The suoer pro SLR of the '60s was a $500 Nikon F with $600 (1965 $) F36 motor drive. You had 36 shots (yes there was a hugh 250 exposure back with huger battery but I never saw one) at 2.5 fps and boy was it loud! The fast film was Tri-X @ ASA 400 which could be "pushed" to 800. ASA 800 Tri-X has an grain overlay that was/is more apparent than my D4 at ISO of 128,000/256,000.
To shoot indoors you often had to use, a manually focused, 50mm F1.4. Further degrading the keeper rate. Yes wonderful film pictures survive but what modern day digital shooters can't understand is how ponderous and expensive the process was. So many exquisite photos were never taken because the film was so slow, slides-high contrast and negative so grainy.

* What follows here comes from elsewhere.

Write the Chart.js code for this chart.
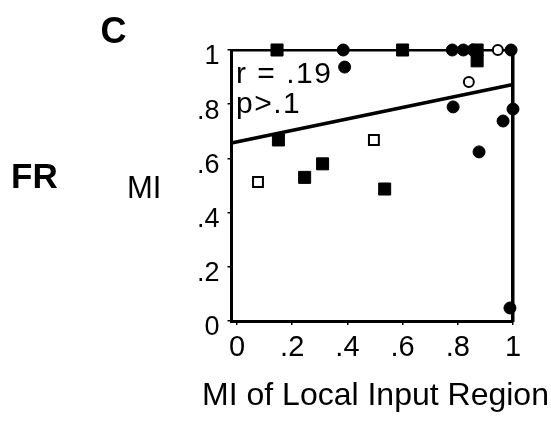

My friend, now over 90 years old, played the Cello in the leading classical orchestras of the world. He took B&W of the famous conducters and soloists from the pit. I scanned some of his 55 year old underexposed negatives (negatives I couldn't begin to print in a chemical darkroom) into photo shop. I came out with never before seen quality prints for his photo exhibitions.
This is why I don't miss and don't use the film equipmemt I still have on hand. The grotesque relics of the chemical darkroom have long ago been discarded. I have my very own 44" carriage printer and it thrills me to walk by it (takes a stride or two since it is 7' long).
The remants of film nostalgia are for the few captures that were possible and survive. The sorrow remains for the 1000s of images that were lost because the film process was/is so condition specific. Sports/action/dance and candid portraits (my primary work now) suffered the most. Finally, I have never failed to get a "film look," if I wanted it, out of my electronic darkroom but it's often not possible to duplicate the "digital" look out of a film negative. YMMV!